Créer un nouveau cadre
C’est l’objectif du Syndicat National des Éditions Phonographiques (SNEP) qui nous confie être en train de se structurer sur le sujet. « On suit les travaux européens en cours, l’Artificial Intelligence Act, le projet de règlement de Bruxelles… », signale Alexandre Lasch, directeur général du SNEP. Aussi, le syndicat a rejoint une association littéraire et artistique internationale qui regroupe des professionnels engagés sur ces thématiques. En somme, le secteur s’organise et le dialogue se fait à tous les niveaux : juridique, business et artistique. De la même manière que cela a été fait dans les années 90 lors de l’avènement du sampling : « à l’époque, on samplait librement des œuvres. C’était fascinant et passionnant mais ça se faisait sans demander l’autorisation aux artistes que l’on samplait. Il a fallu une succession d’actes juridiques pour créer un nouveau système de rémunération » se souvient Sophian Fanen.

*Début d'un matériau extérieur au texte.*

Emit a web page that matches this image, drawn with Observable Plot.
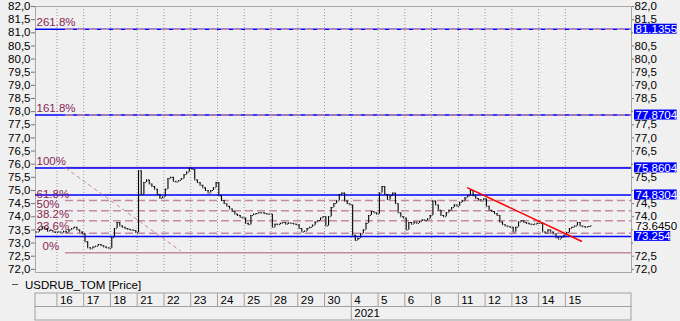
<!DOCTYPE html>
<html><head><meta charset="utf-8">
<script src="https://cdn.jsdelivr.net/npm/d3@7"></script>
<script src="https://cdn.jsdelivr.net/npm/@observablehq/plot@0.6"></script>
<style>
html,body{margin:0;padding:0;background:#f0f0f0;}
#wrap{position:relative;width:680px;height:321px;overflow:hidden;font-family:"Liberation Sans",Arial,sans-serif;background:#f0f0f0;}
#main{position:absolute;left:0;top:0;}
#dates{position:absolute;left:0;top:292px;}
#legend{position:absolute;left:25px;top:278px;font-size:11.5px;line-height:14px;color:#000;white-space:nowrap;}
#legdash{position:absolute;left:12px;top:284px;width:6px;height:1px;background:#555;}
</style></head>
<body><div id="wrap"><div id="main"></div><div id="legdash"></div><div id="legend">USDRUB_TOM [Price]</div><div id="dates"></div></div>
<script>
// ---- data ----
const dayLabels = ["", "16","17","18","21","22","23","24","25","28","29","30","4","5","6","8","11","12","13","14","15"];
const yearLabel = "2021";
const yearStartDay = 12;

// closes per trading day (Dec 15 partially visible)
const dec15 = [73.42, 73.5, 73.62, 73.55, 73.45, 73.48, 73.42, 73.4];
const dec16 = [73.42, 73.38, 73.45, 73.4, 73.5, 73.55, 73.6, 73.5, 73.42, 73.35];
const dec17 = [73.05, 72.82, 72.78, 72.85, 72.88, 72.95, 72.9, 72.85, 72.82, 72.8];
const dec18 = [73.2, 73.55, 73.78, 73.65, 73.6, 73.55, 73.52, 73.5, 73.48, 73.4];
const dec21 = [75.75, 74.85, 75.3, 75.4, 75.25, 75.15, 75.05, 74.85, 74.7, 74.75];
const dec22 = [75.05, 75.45, 75.5, 75.35, 75.32, 75.38, 75.45, 75.6, 75.7, 75.85];
const dec23 = [75.8, 75.4, 75.3, 75.2, 75.1, 75.0, 74.9, 75.0, 75.1, 75.3];
const dec24 = [74.8, 74.62, 74.5, 74.4, 74.3, 74.2, 74.1, 74.05, 73.98, 73.95];
const dec25 = [73.75, 73.7, 74.05, 74.1, 74.12, 74.15, 74.15, 74.12, 74.1, 74.1];
const dec28 = [73.6, 73.72, 73.7, 73.75, 73.78, 73.72, 73.76, 73.75, 73.72, 73.7];
const dec29 = [73.55, 73.42, 73.45, 73.55, 73.6, 73.68, 73.8, 73.85, 73.95, 74.0];
const dec30 = [73.65, 74.0, 74.35, 74.5, 74.6, 74.85, 74.9, 74.6, 74.5, 74.45];
const jan04 = [73.3, 73.1, 73.18, 73.35, 73.5, 73.75, 74.05, 74.2, 74.15, 74.1];
const jan05 = [74.9, 75.15, 74.85, 74.65, 74.8, 74.9, 74.5, 74.15, 74.0, 73.95];
const jan06 = [73.5, 73.78, 73.72, 73.8, 73.75, 73.82, 73.88, 73.85, 73.92, 74.05];
const jan08 = [74.6, 74.45, 74.25, 74.05, 74.0, 74.15, 74.25, 74.35, 74.45, 74.4];
const jan11 = [74.55, 74.6, 74.72, 74.8, 75.0, 74.8, 74.7, 74.65, 74.6, 74.68];
const jan12 = [74.4, 74.25, 74.2, 74.12, 74.05, 73.8, 73.7, 73.65, 73.62, 73.6];
const jan13 = [73.42, 73.6, 73.8, 73.85, 73.78, 73.75, 73.72, 73.7, 73.72, 73.75];
const jan14 = [73.75, 73.42, 73.38, 73.5, 73.42, 73.35, 73.2, 73.15, 73.22, 73.3];
const jan15 = [73.4, 73.55, 73.6, 73.65, 73.78, 73.65, 73.62, 73.6, 73.63, 73.645];
const closesByDay = [dec15, dec16, dec17, dec18, dec21, dec22, dec23, dec24, dec25, dec28, dec29, dec30,
  jan04, jan05, jan06, jan08, jan11, jan12, jan13, jan14, jan15];
const barsPerDay = 10;

// Fibonacci tool
const fibLabels = ["261.8%", "161.8%", "100%", "61.8%", "50%", "38.2%", "23.6%", "0%"];
const fibValues = [81.1355, 77.8704, 75.8604, 74.618, 74.234, 73.85, 73.376, 72.608];
const fibDashed = [true, true, false, true, true, true, true, false];
const fibStartX = 1.32;
const fibDiagX = [1.32, 5.62];
const fibDiagY = [75.8604, 72.7];

// horizontal blue lines and price labels
const blueValues = [81.1355, 77.8704, 75.8604, 74.8304, 73.254];
const blueTexts = ["81.1355", "77.8704", "75.8604", "74.8304", "73.254"];
const lastPrice = 73.645;
const lastPriceText = "73.6450";

// red trend line
const trendX = [16.33, 20.62];
const trendY = [75.11, 73.06];

const yTicks = d3.range(72, 82.001, 0.5);

// ---- build ----
const xDomain = [0.2, 22.47];
const yDomain = [71.88, 82];
const pink = "#c48aa5";
const maroon = "#8a1f55";
const blue = "#0000ff";
const fmtComma = d => d.toFixed(1).replace(".", ",");

const bars = [];
let prev = null;
closesByDay.forEach((arr, k) => {
  const off = barsPerDay - arr.length;
  arr.forEach((c, j) => {
    const o = prev == null ? c : prev;
    bars.push({t: k + (j + off + 0.5) / barsPerDay, open: o, close: c, lo: Math.min(o, c), hi: Math.max(o, c)});
    prev = c;
  });
});

const fib = fibLabels.map((l, i) => ({label: l, v: fibValues[i], dashed: fibDashed[i]}));
const boxW = s => s.replace(/\./g, "").length * 6.4 + 4.2;
const rightLabels = blueTexts.map((t, i) => ({text: t, v: blueValues[i]}));
const boxedValues = blueValues.concat([lastPrice]);
// right-axis labels hidden behind the price boxes
const isCovered = t => boxedValues.some(v => Math.abs(v - t) < 0.3);
const rightShown = yTicks.filter(t => !isCovered(t));
const rightHidden = yTicks.filter(t => isCovered(t));

const font = "Liberation Sans, Arial, sans-serif";

const boxMarks = rightLabels.map(l => Plot.rect([l], {
  x1: () => xDomain[1], x2: () => xDomain[1], y1: "v", y2: "v",
  insetLeft: 3, insetRight: -(3 + boxW(l.text)), insetTop: -5, insetBottom: -5,
  fill: blue
}));

const main = Plot.plot({
  width: 680, height: 280,
  marginTop: 6, marginBottom: 8, marginLeft: 35, marginRight: 49,
  style: {background: "#f0f0f0", fontFamily: font, fontSize: "11.5px", color: "#000"},
  x: {domain: xDomain, axis: null},
  y: {domain: yDomain, axis: null},
  marks: [
    Plot.ruleX(d3.range(1, dayLabels.length), {stroke: "#9a9a9a", strokeDasharray: "1,2"}),
    Plot.frame({stroke: "#a8a8a8"}),
    Plot.axisY(yTicks, {anchor: "left", tickSize: 4, tickPadding: 1, tickFormat: fmtComma, stroke: "#777"}),
    Plot.axisY(rightShown, {anchor: "right", tickSize: 2, tickPadding: 1, tickFormat: fmtComma, stroke: "#777"}),
    Plot.ruleY(rightHidden, {x1: () => xDomain[1], x2: () => xDomain[1], insetRight: -2, stroke: "#777"}),
    // fib solid levels under the blue lines
    Plot.ruleY(fib.filter(d => !d.dashed), {y: "v", x1: () => fibStartX, x2: () => xDomain[1], stroke: pink, strokeWidth: 1.5, dy: d => 0}),
    // blue horizontal lines
    Plot.ruleY(blueValues, {stroke: blue, strokeWidth: 1.5}),
    // fib dashed levels
    Plot.ruleY(fib.filter(d => d.dashed), {y: "v", x1: () => fibStartX, x2: () => xDomain[1], stroke: pink, strokeWidth: 1.5, strokeDasharray: "8,4"}),
    Plot.link([0], {x1: () => fibDiagX[0], y1: () => fibDiagY[0], x2: () => fibDiagX[1], y2: () => fibDiagY[1], stroke: pink, strokeWidth: 1, strokeDasharray: "4,3"}),
    Plot.text(fib.filter(d => d.label !== "0%"), {y: "v", text: "label", frameAnchor: "left", textAnchor: "start", lineAnchor: "bottom", dx: 1, dy: -3, fill: maroon, fontSize: 11.5}),
    Plot.text(fib.filter(d => d.label === "0%"), {y: "v", text: "label", frameAnchor: "left", textAnchor: "start", lineAnchor: "bottom", dx: 7, dy: -3, fill: maroon, fontSize: 11.5}),
    // price OHLC-style bars
    Plot.ruleX(bars, {x: "t", y1: "lo", y2: "hi", stroke: "#000", strokeWidth: 1.1}),
    Plot.ruleY(bars, {y: "open", x1: d => d.t - 0.035, x2: "t", stroke: "#000", strokeWidth: 1}),
    Plot.ruleY(bars, {y: "close", x1: "t", x2: d => d.t + 0.035, stroke: "#000", strokeWidth: 1}),
    // red trend line
    Plot.link([0], {x1: () => trendX[0], y1: () => trendY[0], x2: () => trendX[1], y2: () => trendY[1], stroke: "#ff0000", strokeWidth: 1.5}),
    // right price boxes
    ...boxMarks,
    Plot.text(rightLabels, {x: () => xDomain[1], y: "v", text: "text", dx: 4, textAnchor: "start", fill: "#fff", fontSize: 11.5}),
    Plot.rect([lastPrice], {x1: () => xDomain[1], x2: () => xDomain[1], y1: d => d, y2: d => d,
      insetLeft: 3, insetRight: -(3 + boxW(lastPriceText)), insetTop: -5, insetBottom: -5, fill: "#f8f8f8"}),
    Plot.text([lastPrice], {x: () => xDomain[1], y: d => d, text: () => lastPriceText, dx: 4, textAnchor: "start", fill: "#000", fontSize: 11.5})
  ]
});
document.getElementById("main").appendChild(main);

// date table, sharing the same x scale setup
const dates = Plot.plot({
  width: 680, height: 29,
  marginTop: 1, marginBottom: 1, marginLeft: 35, marginRight: 49,
  style: {background: "#f0f0f0", fontFamily: font, fontSize: "11.5px", color: "#000"},
  x: {domain: xDomain, axis: null},
  y: {domain: [0, 2], reverse: true, axis: null},
  marks: [
    Plot.rect([0, 1], {x1: () => xDomain[0], x2: () => xDomain[1], y1: d => d, y2: d => d + 1, fill: "none", stroke: "#a0a0a0"}),
    Plot.ruleX(d3.range(1, dayLabels.length), {y1: () => 0, y2: () => 1, stroke: "#a0a0a0"}),
    Plot.ruleX([yearStartDay], {y1: () => 1, y2: () => 2, stroke: "#a0a0a0"}),
    Plot.text(dayLabels.map((l, i) => ({l, i})).filter(d => d.l !== ""), {x: "i", y: () => 0.5, text: "l", dx: 3, textAnchor: "start", fill: "#000"}),
    Plot.text([yearLabel], {x: () => yearStartDay, y: () => 1.5, text: d => d, dx: 3, textAnchor: "start", fill: "#000"})
  ]
});
document.getElementById("dates").appendChild(dates);
</script>
</body></html>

L’avenir de l’industrie musicale ?
D’autant que l’intelligence artificielle peut être un formidable outil. « C’est l’avenir de l’industrie » va même jusqu’à dire Alexandre Lasch. Et pour cause : on utilise déjà beaucoup l’IA dans le domaine. Pour repérer les faux streams, par exemple (entre 1 et 3% des écoutes sur les plateformes de streaming seraient des faux streams). L’intelligence artificielle est une vraie opportunité, un « outil d’assistance à la création » pour Alexandre Lasch, « la prochaine frontière créatrice de la musique », pour Sophian Fanen. Il semble donc urgent de sécuriser juridiquement le secteur car comme le souligne le journaliste…. « le problème avec l’IA c’est que ça va très vite et ça ira beaucoup plus vite que le droit. »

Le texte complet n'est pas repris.